Hacker News new | ask | show | jobs
by mvdwoord 43 days ago
"everyone hates PDFs where you can't reliably select and copy text!"

Boy do I. One of my biggest annoyances is receiving an invoice in pdf format, where I can either not select the text at all, or where you cannot cleanly select text, i.e. when you try to select something it somehow half highlights the line above as well and I am not sure what is on my clipboard, and need to paste temporarily in a text editor, then select what I need ... etc

Super nice when the list IBAN numbers for payment in a tiny font size as well.

Maybe I should vibecode a little helper. tool to visually select a rectangle and perform OCR and detect IBAN numbers or show a popup with proper text to do my subselect.

4 comments

Personal lifehack: Use the address bar of your browser to view the clipboard content quickly and to omit any formatting from it.
This also conveniently sends it to your search provider, and possibly to the browser vendor for analytics.
These days it’s hard to be sure of anywhere you can paste a piece of text and be certain it’s not being sent to a server somewhere.
Depends on your settings.
We have a couple of large customers who will only send remittance advices as a PDF, the are several pages and a couple of hundred rows.
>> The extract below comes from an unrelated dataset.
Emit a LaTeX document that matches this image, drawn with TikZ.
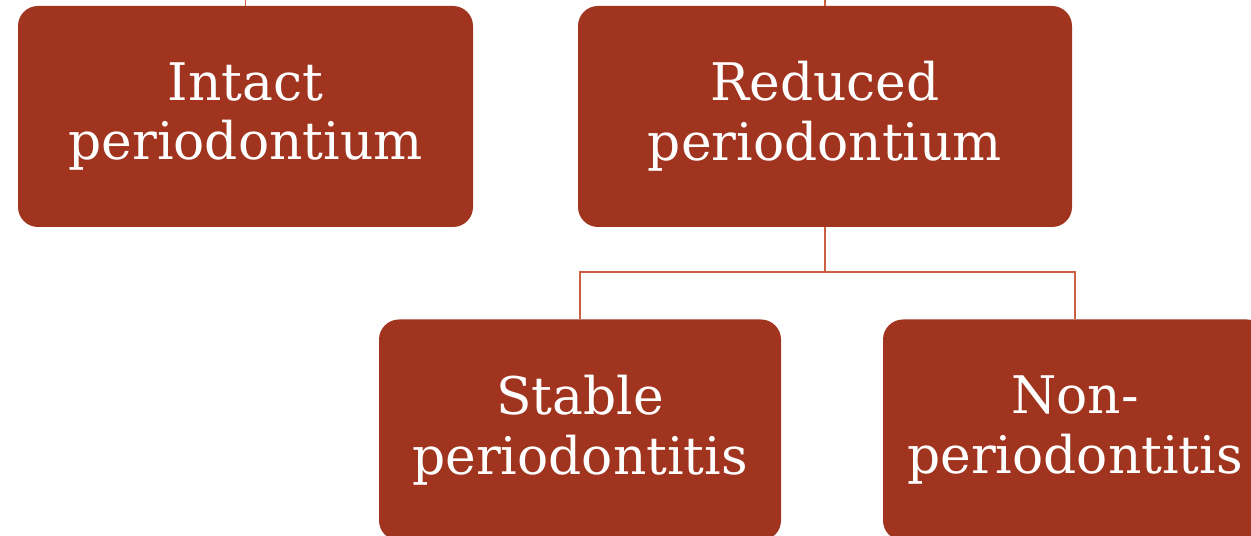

Apparently their system can not send XLSX or any other format.

I've been a happy user of Tabula[1] for a few years and it works really well, for my needs anyway.

I just import, auto-detect tables, select "Stream", and then export to a CSV.
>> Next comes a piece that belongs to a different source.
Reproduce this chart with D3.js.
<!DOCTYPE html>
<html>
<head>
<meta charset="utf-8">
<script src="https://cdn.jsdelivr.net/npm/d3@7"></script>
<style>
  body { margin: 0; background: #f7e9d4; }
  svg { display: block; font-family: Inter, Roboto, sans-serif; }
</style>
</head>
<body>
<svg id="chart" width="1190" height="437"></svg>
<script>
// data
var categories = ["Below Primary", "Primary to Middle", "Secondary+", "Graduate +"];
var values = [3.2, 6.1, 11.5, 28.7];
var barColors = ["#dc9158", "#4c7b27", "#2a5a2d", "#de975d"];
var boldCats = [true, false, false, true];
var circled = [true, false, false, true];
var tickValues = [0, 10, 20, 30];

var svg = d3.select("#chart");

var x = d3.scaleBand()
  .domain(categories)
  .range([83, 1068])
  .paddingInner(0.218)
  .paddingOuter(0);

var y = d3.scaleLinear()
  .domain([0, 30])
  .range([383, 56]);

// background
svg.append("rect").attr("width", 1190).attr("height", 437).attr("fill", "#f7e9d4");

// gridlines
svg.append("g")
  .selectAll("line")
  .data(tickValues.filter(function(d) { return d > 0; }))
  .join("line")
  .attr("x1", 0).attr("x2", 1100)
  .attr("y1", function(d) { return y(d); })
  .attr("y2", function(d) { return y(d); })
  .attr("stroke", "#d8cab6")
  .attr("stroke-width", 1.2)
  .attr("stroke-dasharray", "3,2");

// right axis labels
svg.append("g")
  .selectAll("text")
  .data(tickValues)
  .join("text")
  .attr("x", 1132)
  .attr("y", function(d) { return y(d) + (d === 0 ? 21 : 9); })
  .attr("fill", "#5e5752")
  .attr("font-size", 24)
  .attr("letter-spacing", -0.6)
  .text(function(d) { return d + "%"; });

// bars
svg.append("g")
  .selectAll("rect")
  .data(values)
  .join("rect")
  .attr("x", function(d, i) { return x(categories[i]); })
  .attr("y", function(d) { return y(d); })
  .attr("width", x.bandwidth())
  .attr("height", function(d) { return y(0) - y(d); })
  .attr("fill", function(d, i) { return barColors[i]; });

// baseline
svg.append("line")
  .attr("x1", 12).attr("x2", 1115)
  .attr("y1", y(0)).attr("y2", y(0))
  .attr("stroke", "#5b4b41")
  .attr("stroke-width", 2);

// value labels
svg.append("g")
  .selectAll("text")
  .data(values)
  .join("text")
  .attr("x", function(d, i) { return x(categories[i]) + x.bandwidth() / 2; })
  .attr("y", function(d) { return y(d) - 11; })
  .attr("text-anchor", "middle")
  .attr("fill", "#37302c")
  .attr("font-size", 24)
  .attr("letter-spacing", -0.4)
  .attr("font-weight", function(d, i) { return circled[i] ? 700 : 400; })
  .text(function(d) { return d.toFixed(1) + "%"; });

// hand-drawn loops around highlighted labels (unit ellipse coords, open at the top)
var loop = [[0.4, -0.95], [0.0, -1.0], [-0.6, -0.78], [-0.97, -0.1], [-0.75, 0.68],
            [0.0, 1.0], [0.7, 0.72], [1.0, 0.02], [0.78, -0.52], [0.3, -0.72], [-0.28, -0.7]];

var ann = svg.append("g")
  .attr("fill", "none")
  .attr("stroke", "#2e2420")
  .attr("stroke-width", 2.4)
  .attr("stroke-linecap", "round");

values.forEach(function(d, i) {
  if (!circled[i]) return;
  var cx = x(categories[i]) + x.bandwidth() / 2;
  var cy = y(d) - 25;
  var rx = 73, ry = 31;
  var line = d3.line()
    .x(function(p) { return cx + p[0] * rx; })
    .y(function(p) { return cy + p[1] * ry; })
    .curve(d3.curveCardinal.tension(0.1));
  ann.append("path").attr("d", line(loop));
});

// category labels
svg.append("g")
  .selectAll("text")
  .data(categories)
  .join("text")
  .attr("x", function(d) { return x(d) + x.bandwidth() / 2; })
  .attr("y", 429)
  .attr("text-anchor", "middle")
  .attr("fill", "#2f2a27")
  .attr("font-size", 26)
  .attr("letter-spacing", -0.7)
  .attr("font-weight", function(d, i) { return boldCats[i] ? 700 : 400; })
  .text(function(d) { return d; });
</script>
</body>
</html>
[1] https://tabula.technology/ [1] https://github.com/tabulapdf/tabula

> select a rectangle and perform OCR

You get that out of the box on an up to date KDE, from the screenshoting application Spectacle.
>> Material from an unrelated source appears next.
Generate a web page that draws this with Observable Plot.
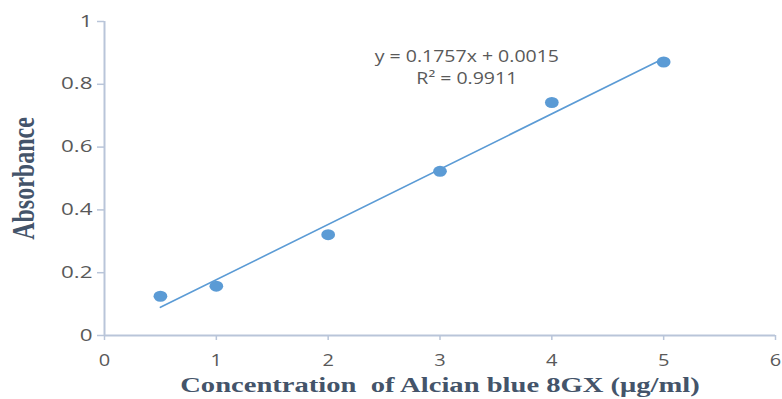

For the mac there's TextSniper which does just that.
There’s a Power Toys util for windows that does the same - draw a rectangle around the text you want, and it OCRs it to your clipboard.
On mac, I just do a quick screenshot and use the builtin OCR in Preview to select and copy text all the time.
Textgrabber does that without needing a screenshot. Found it here on HN, never looked back.
> Textgrabber does that without needing a screenshot.

There seems to be a product or two using that name: can you give a URL to the legitimate one?